For those of you who may not know me, my name is Tyler, and I am currently 23 years of age. I recently moved to Colorado’s Rocky Mountains in search for a change of scenery and a change of pace from my suburban hometown outside of Baltimore, Md. – the place where I was born, raised and lived up until Sept. 1, 2011.

At the moment, I love everything about my current location. The people are much more laid back, the landscape is surreal and the overall lifestyle is unlike anything I’ve experienced on the East Coast. And despite making this journey in an effort to simply get more snowboarding days in, I’ve quickly realized that the mountains offer much more than I could have ever hoped for – or imagined. For the first time in my life, I’ve come to comprehend just how small – and trivial – our lives are as human beings. I can’t help but look at the mountains every morning and reflect on all that they have endured. The truth is, people have come and people have gone, but the landscape – the earth around us – has remained. It’s seen more than I ever will in my short lifetime, and to me, that is both awe-inspiring and indescribably daunting.
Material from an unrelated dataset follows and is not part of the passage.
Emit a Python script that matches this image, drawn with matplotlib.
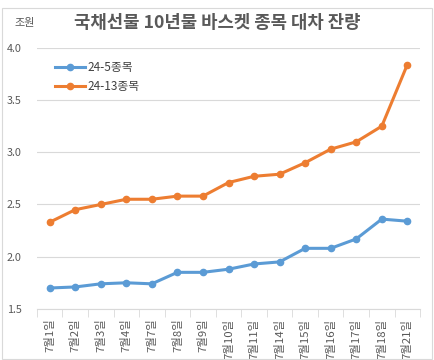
import matplotlib.pyplot as plt
import numpy as np

plt.rcParams['font.family'] = ['Noto Sans CJK KR', 'DejaVu Sans']

# Data
dates = ["7월1일", "7월2일", "7월3일", "7월4일", "7월7일", "7월8일", "7월9일", "7월10일",
         "7월11일", "7월14일", "7월15일", "7월16일", "7월17일", "7월18일", "7월21일"]
basket_5 = [1.70, 1.71, 1.74, 1.75, 1.74, 1.85, 1.85, 1.88, 1.93, 1.95, 2.08, 2.08, 2.17, 2.36, 2.34]
basket_13 = [2.33, 2.45, 2.50, 2.55, 2.55, 2.58, 2.58, 2.71, 2.77, 2.79, 2.90, 3.03, 3.10, 3.25, 3.84]

fig = plt.figure(figsize=(4.34, 3.60), dpi=100)
ax = fig.add_axes([0.085, 0.142, 0.883, 0.725])

x = np.arange(len(dates))
ax.plot(x, basket_5, color="#5B9BD5", linewidth=2.2, marker="o", markersize=4.5, label="24-5종목")
ax.plot(x, basket_13, color="#ED7D31", linewidth=2.2, marker="o", markersize=4.5, label="24-13종목")

ax.set_xlim(-0.5, len(dates) - 0.5)
ax.set_ylim(1.5, 4.0)
ax.set_yticks([1.5, 2.0, 2.5, 3.0, 3.5, 4.0])
ax.set_yticklabels(["1.5", "2.0", "2.5", "3.0", "3.5", "4.0"])
ax.grid(axis="y", color="#D9D9D9", linewidth=0.8)
ax.set_axisbelow(True)

ax.set_xticks(x)
ax.set_xticklabels(dates, rotation=90)
ax.set_xticks(np.arange(-0.5, len(dates)), minor=True)
ax.tick_params(axis="x", which="major", length=0, pad=7, labelsize=8.2, labelcolor="#595959")
ax.tick_params(axis="x", which="minor", length=6, color="#D9D9D9")
ax.tick_params(axis="y", length=0, pad=11, labelsize=7.8, labelcolor="#595959")

for s in ["top", "right", "left"]:
    ax.spines[s].set_visible(False)
ax.spines["bottom"].set_color("#D9D9D9")

ax.legend(loc="upper left", bbox_to_anchor=(0.02, 0.99), frameon=False, fontsize=8.5,
          handlelength=2.5, handletextpad=0.2, labelspacing=0.5, labelcolor="#404040")

fig.text(0.5, 0.935, "국채선물 10년물 바스켓 종목 대차 잔량", ha="center", va="center",
         fontsize=12.8, fontweight="bold", color="#595959")
fig.text(0.058, 0.937, "조원", ha="center", va="center", fontsize=8, color="#595959")

fig.patches.append(plt.Rectangle((0.004, 0.004), 0.992, 0.975, transform=fig.transFigure,
                                 fill=False, edgecolor="#D9D9D9", linewidth=0.8))

fig.savefig("out.png", dpi=100)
Maybe what I’m experiencing is just what every other post-college/mid-twenties individual experiences: a desire to make sense of the world and to discover one’s individual meaning and place. I honestly can’t say that I know where I’m going, but what I do know, is that the mystery no longer frightens me like it so frequently did in the past. The unknown is, in fact, exciting, and by being aware of how short life is, and how tomorrow is never guaranteed, I’ve garnered a new outlook on life in general – that the process is more important than the outcome.

I’ve created this site as a way to document and/or keep track of this “process” – the little details, stories, experiences, and the people, places and things that unknowingly shape, shift and transform my existence each day. I’m in no way trying to change anyone’s state of being through all of this, not even my own necessarily, but perhaps I do discover something – no matter how minuscule or grand – about myself, about the world around me or about life as a whole. Who really knows – but, you know what, I like it that way.